_SUPPLIED INFORMATION_.
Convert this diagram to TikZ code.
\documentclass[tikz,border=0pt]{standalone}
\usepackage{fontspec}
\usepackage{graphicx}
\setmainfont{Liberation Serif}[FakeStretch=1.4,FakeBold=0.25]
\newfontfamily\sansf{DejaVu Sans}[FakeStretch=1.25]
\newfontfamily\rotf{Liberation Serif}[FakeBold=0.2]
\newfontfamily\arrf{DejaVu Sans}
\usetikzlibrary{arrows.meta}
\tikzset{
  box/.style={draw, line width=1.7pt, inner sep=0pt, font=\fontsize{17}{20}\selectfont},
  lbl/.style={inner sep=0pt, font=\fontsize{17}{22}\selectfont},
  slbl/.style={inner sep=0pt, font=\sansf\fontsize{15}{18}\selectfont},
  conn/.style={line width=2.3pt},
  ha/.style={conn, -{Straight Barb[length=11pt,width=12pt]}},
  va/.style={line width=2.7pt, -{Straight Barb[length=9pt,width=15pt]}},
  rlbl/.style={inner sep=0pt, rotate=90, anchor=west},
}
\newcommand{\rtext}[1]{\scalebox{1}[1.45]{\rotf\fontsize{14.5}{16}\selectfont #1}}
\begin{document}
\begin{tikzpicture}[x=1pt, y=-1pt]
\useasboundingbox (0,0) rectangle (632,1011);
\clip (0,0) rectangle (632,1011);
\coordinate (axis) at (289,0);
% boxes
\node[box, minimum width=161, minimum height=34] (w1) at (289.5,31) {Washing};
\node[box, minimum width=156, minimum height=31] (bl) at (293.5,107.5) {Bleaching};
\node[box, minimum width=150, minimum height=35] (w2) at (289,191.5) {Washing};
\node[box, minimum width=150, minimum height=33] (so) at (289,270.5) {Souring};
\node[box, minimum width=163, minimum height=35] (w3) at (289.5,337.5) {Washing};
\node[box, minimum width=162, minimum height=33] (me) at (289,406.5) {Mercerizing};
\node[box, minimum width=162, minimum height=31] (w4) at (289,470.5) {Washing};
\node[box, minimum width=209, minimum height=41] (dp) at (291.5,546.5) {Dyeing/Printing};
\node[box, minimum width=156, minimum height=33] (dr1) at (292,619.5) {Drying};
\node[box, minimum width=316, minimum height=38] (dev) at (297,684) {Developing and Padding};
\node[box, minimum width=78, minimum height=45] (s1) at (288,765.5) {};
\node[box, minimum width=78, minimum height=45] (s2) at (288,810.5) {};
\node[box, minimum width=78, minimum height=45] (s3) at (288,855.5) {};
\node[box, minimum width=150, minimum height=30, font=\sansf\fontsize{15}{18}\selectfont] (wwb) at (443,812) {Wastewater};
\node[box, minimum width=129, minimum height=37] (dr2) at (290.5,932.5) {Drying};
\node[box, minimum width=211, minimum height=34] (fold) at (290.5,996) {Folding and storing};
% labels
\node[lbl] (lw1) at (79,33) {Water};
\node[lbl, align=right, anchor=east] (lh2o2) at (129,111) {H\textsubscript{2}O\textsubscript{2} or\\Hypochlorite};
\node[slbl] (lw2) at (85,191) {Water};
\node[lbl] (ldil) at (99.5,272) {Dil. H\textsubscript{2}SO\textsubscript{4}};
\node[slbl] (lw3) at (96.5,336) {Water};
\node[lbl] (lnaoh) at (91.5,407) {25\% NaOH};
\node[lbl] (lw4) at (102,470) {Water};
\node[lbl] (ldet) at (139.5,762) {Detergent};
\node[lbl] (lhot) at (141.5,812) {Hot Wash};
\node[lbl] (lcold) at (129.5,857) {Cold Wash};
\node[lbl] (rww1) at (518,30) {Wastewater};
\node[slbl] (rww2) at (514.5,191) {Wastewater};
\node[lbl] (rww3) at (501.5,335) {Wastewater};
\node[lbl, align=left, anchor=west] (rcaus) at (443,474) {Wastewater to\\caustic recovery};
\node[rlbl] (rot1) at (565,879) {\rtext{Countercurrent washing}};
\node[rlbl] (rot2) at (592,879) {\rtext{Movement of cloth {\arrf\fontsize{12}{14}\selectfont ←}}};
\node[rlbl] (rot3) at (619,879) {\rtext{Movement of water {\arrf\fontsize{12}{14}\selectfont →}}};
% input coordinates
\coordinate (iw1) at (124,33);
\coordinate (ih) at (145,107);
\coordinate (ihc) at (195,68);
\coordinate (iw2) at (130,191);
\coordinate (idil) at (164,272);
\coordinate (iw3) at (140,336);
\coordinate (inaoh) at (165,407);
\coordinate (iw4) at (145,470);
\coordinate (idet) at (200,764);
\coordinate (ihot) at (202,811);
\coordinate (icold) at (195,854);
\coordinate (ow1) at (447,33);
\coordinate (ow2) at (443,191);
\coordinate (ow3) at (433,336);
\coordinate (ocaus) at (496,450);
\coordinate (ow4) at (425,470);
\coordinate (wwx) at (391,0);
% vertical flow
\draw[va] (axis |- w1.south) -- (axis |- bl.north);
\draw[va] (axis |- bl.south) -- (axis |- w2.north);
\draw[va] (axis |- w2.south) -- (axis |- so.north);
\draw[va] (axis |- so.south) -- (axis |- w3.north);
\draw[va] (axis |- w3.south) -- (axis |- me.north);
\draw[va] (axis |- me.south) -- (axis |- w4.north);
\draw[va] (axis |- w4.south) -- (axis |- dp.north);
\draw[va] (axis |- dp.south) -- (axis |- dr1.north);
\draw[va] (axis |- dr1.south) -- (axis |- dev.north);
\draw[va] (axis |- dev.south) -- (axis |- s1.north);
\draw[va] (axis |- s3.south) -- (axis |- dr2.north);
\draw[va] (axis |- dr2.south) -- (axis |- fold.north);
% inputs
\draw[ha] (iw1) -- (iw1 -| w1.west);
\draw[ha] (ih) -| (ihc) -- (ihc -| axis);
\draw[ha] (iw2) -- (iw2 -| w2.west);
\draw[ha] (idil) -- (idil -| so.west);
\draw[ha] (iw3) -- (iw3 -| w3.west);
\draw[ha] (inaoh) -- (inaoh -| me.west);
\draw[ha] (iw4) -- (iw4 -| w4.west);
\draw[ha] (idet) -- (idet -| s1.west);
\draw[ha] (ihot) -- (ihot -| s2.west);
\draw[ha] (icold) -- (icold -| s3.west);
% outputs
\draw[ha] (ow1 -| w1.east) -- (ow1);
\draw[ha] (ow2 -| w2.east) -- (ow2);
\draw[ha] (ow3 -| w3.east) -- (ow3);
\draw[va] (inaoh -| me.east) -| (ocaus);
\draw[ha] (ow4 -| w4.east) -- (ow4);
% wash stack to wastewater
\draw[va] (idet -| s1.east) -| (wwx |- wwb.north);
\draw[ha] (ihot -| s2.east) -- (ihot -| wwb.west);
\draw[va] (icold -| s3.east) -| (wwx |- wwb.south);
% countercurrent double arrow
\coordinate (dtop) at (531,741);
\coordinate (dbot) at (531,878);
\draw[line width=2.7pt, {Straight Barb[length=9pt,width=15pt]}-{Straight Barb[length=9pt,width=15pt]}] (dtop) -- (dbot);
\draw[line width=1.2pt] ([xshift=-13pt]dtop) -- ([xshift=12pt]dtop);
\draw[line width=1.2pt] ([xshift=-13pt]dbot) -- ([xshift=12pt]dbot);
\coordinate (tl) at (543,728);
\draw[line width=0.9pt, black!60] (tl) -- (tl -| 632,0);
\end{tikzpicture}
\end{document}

_WHAT IS ASKED_.
Please reproduce every line of the material word for word.

_FINAL ANSWER_.
Convert this diagram to TikZ code.
\documentclass[tikz,border=0pt]{standalone}
\usepackage{fontspec}
\usepackage{graphicx}
\setmainfont{Liberation Serif}[FakeStretch=1.4,FakeBold=0.25]
\newfontfamily\sansf{DejaVu Sans}[FakeStretch=1.25]
\newfontfamily\rotf{Liberation Serif}[FakeBold=0.2]
\newfontfamily\arrf{DejaVu Sans}
\usetikzlibrary{arrows.meta}
\tikzset{
  box/.style={draw, line width=1.7pt, inner sep=0pt, font=\fontsize{17}{20}\selectfont},
  lbl/.style={inner sep=0pt, font=\fontsize{17}{22}\selectfont},
  slbl/.style={inner sep=0pt, font=\sansf\fontsize{15}{18}\selectfont},
  conn/.style={line width=2.3pt},
  ha/.style={conn, -{Straight Barb[length=11pt,width=12pt]}},
  va/.style={line width=2.7pt, -{Straight Barb[length=9pt,width=15pt]}},
  rlbl/.style={inner sep=0pt, rotate=90, anchor=west},
}
\newcommand{\rtext}[1]{\scalebox{1}[1.45]{\rotf\fontsize{14.5}{16}\selectfont #1}}
\begin{document}
\begin{tikzpicture}[x=1pt, y=-1pt]
\useasboundingbox (0,0) rectangle (632,1011);
\clip (0,0) rectangle (632,1011);
\coordinate (axis) at (289,0);
% boxes
\node[box, minimum width=161, minimum height=34] (w1) at (289.5,31) {Washing};
\node[box, minimum width=156, minimum height=31] (bl) at (293.5,107.5) {Bleaching};
\node[box, minimum width=150, minimum height=35] (w2) at (289,191.5) {Washing};
\node[box, minimum width=150, minimum height=33] (so) at (289,270.5) {Souring};
\node[box, minimum width=163, minimum height=35] (w3) at (289.5,337.5) {Washing};
\node[box, minimum width=162, minimum height=33] (me) at (289,406.5) {Mercerizing};
\node[box, minimum width=162, minimum height=31] (w4) at (289,470.5) {Washing};
\node[box, minimum width=209, minimum height=41] (dp) at (291.5,546.5) {Dyeing/Printing};
\node[box, minimum width=156, minimum height=33] (dr1) at (292,619.5) {Drying};
\node[box, minimum width=316, minimum height=38] (dev) at (297,684) {Developing and Padding};
\node[box, minimum width=78, minimum height=45] (s1) at (288,765.5) {};
\node[box, minimum width=78, minimum height=45] (s2) at (288,810.5) {};
\node[box, minimum width=78, minimum height=45] (s3) at (288,855.5) {};
\node[box, minimum width=150, minimum height=30, font=\sansf\fontsize{15}{18}\selectfont] (wwb) at (443,812) {Wastewater};
\node[box, minimum width=129, minimum height=37] (dr2) at (290.5,932.5) {Drying};
\node[box, minimum width=211, minimum height=34] (fold) at (290.5,996) {Folding and storing};
% labels
\node[lbl] (lw1) at (79,33) {Water};
\node[lbl, align=right, anchor=east] (lh2o2) at (129,111) {H\textsubscript{2}O\textsubscript{2} or\\Hypochlorite};
\node[slbl] (lw2) at (85,191) {Water};
\node[lbl] (ldil) at (99.5,272) {Dil. H\textsubscript{2}SO\textsubscript{4}};
\node[slbl] (lw3) at (96.5,336) {Water};
\node[lbl] (lnaoh) at (91.5,407) {25\% NaOH};
\node[lbl] (lw4) at (102,470) {Water};
\node[lbl] (ldet) at (139.5,762) {Detergent};
\node[lbl] (lhot) at (141.5,812) {Hot Wash};
\node[lbl] (lcold) at (129.5,857) {Cold Wash};
\node[lbl] (rww1) at (518,30) {Wastewater};
\node[slbl] (rww2) at (514.5,191) {Wastewater};
\node[lbl] (rww3) at (501.5,335) {Wastewater};
\node[lbl, align=left, anchor=west] (rcaus) at (443,474) {Wastewater to\\caustic recovery};
\node[rlbl] (rot1) at (565,879) {\rtext{Countercurrent washing}};
\node[rlbl] (rot2) at (592,879) {\rtext{Movement of cloth {\arrf\fontsize{12}{14}\selectfont ←}}};
\node[rlbl] (rot3) at (619,879) {\rtext{Movement of water {\arrf\fontsize{12}{14}\selectfont →}}};
% input coordinates
\coordinate (iw1) at (124,33);
\coordinate (ih) at (145,107);
\coordinate (ihc) at (195,68);
\coordinate (iw2) at (130,191);
\coordinate (idil) at (164,272);
\coordinate (iw3) at (140,336);
\coordinate (inaoh) at (165,407);
\coordinate (iw4) at (145,470);
\coordinate (idet) at (200,764);
\coordinate (ihot) at (202,811);
\coordinate (icold) at (195,854);
\coordinate (ow1) at (447,33);
\coordinate (ow2) at (443,191);
\coordinate (ow3) at (433,336);
\coordinate (ocaus) at (496,450);
\coordinate (ow4) at (425,470);
\coordinate (wwx) at (391,0);
% vertical flow
\draw[va] (axis |- w1.south) -- (axis |- bl.north);
\draw[va] (axis |- bl.south) -- (axis |- w2.north);
\draw[va] (axis |- w2.south) -- (axis |- so.north);
\draw[va] (axis |- so.south) -- (axis |- w3.north);
\draw[va] (axis |- w3.south) -- (axis |- me.north);
\draw[va] (axis |- me.south) -- (axis |- w4.north);
\draw[va] (axis |- w4.south) -- (axis |- dp.north);
\draw[va] (axis |- dp.south) -- (axis |- dr1.north);
\draw[va] (axis |- dr1.south) -- (axis |- dev.north);
\draw[va] (axis |- dev.south) -- (axis |- s1.north);
\draw[va] (axis |- s3.south) -- (axis |- dr2.north);
\draw[va] (axis |- dr2.south) -- (axis |- fold.north);
% inputs
\draw[ha] (iw1) -- (iw1 -| w1.west);
\draw[ha] (ih) -| (ihc) -- (ihc -| axis);
\draw[ha] (iw2) -- (iw2 -| w2.west);
\draw[ha] (idil) -- (idil -| so.west);
\draw[ha] (iw3) -- (iw3 -| w3.west);
\draw[ha] (inaoh) -- (inaoh -| me.west);
\draw[ha] (iw4) -- (iw4 -| w4.west);
\draw[ha] (idet) -- (idet -| s1.west);
\draw[ha] (ihot) -- (ihot -| s2.west);
\draw[ha] (icold) -- (icold -| s3.west);
% outputs
\draw[ha] (ow1 -| w1.east) -- (ow1);
\draw[ha] (ow2 -| w2.east) -- (ow2);
\draw[ha] (ow3 -| w3.east) -- (ow3);
\draw[va] (inaoh -| me.east) -| (ocaus);
\draw[ha] (ow4 -| w4.east) -- (ow4);
% wash stack to wastewater
\draw[va] (idet -| s1.east) -| (wwx |- wwb.north);
\draw[ha] (ihot -| s2.east) -- (ihot -| wwb.west);
\draw[va] (icold -| s3.east) -| (wwx |- wwb.south);
% countercurrent double arrow
\coordinate (dtop) at (531,741);
\coordinate (dbot) at (531,878);
\draw[line width=2.7pt, {Straight Barb[length=9pt,width=15pt]}-{Straight Barb[length=9pt,width=15pt]}] (dtop) -- (dbot);
\draw[line width=1.2pt] ([xshift=-13pt]dtop) -- ([xshift=12pt]dtop);
\draw[line width=1.2pt] ([xshift=-13pt]dbot) -- ([xshift=12pt]dbot);
\coordinate (tl) at (543,728);
\draw[line width=0.9pt, black!60] (tl) -- (tl -| 632,0);
\end{tikzpicture}
\end{document}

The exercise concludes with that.